Objection operates on a pay-to-challenge model, where individuals or organizations can submit disputes against news stories and have AI evaluate the claims. The platform essentially creates a formalized, commercial mechanism for contesting published reporting.
Critics have raised serious concerns about who actually benefits from this kind of tool:
Press freedom advocates warn the model could function less as an accountability tool and more as a sophisticated intimidation mechanism, particularly given the financial barrier to participating in challenges.
The Thiel connection adds another layer of scrutiny. Thiel has a documented history of funding litigation against media organizations, most notably his backing of the Hulk Hogan lawsuit that shut down Gawker Media in 2016. That context makes it difficult to separate Objection's stated mission of media accountability from the broader pattern of using legal and financial pressure against the press.
At first glance, an AI journalism referee seems distant from the MSP and telecom world. But the underlying technology and legal dynamics are directly relevant. AI systems are increasingly being positioned as neutral arbiters in disputes, whether in journalism, contracts, or service agreements, and the liability questions that come with that role will eventually land on the platforms and providers that deploy them.
If AI-driven dispute resolution becomes normalized in media, expect to see similar frameworks proposed for customer complaints, regulatory filings, and vendor accountability processes. MSPs who are building or reselling AI voice and automation tools need to understand that "AI as judge" carries real legal and reputational exposure, not just technical risk.

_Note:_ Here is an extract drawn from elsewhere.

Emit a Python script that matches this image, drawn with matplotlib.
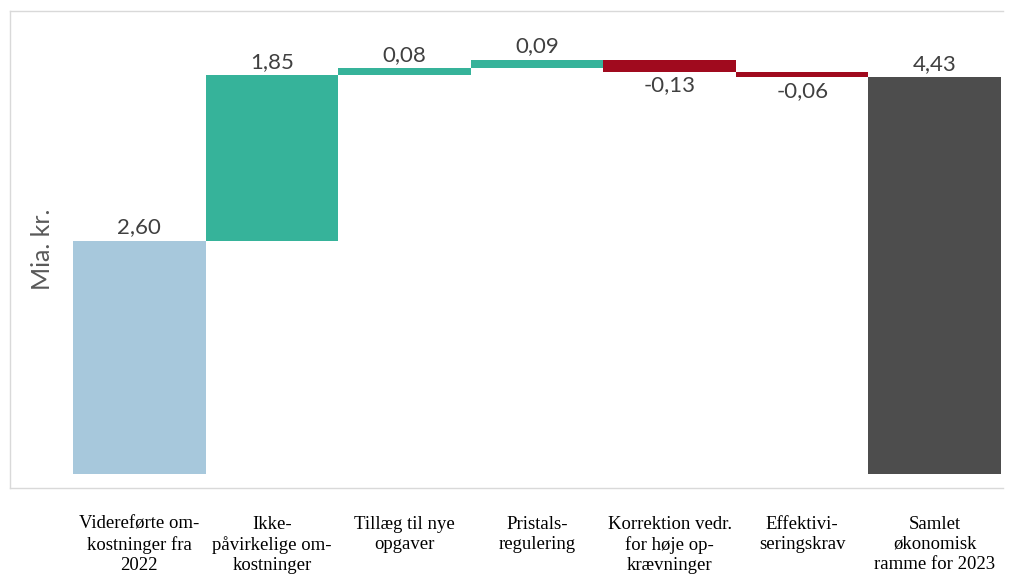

Your enterprise clients are watching how AI accountability tools evolve. Being informed about these developments helps you have smarter conversations about AI governance, which is becoming a competitive differentiator in sales cycles.
Watch whether Objection faces regulatory pushback or legal challenges from news organizations, as those outcomes will signal how courts and lawmakers are thinking about AI's role in arbitrating factual disputes. This is a space worth monitoring closely as AI governance frameworks continue to take shape across industries.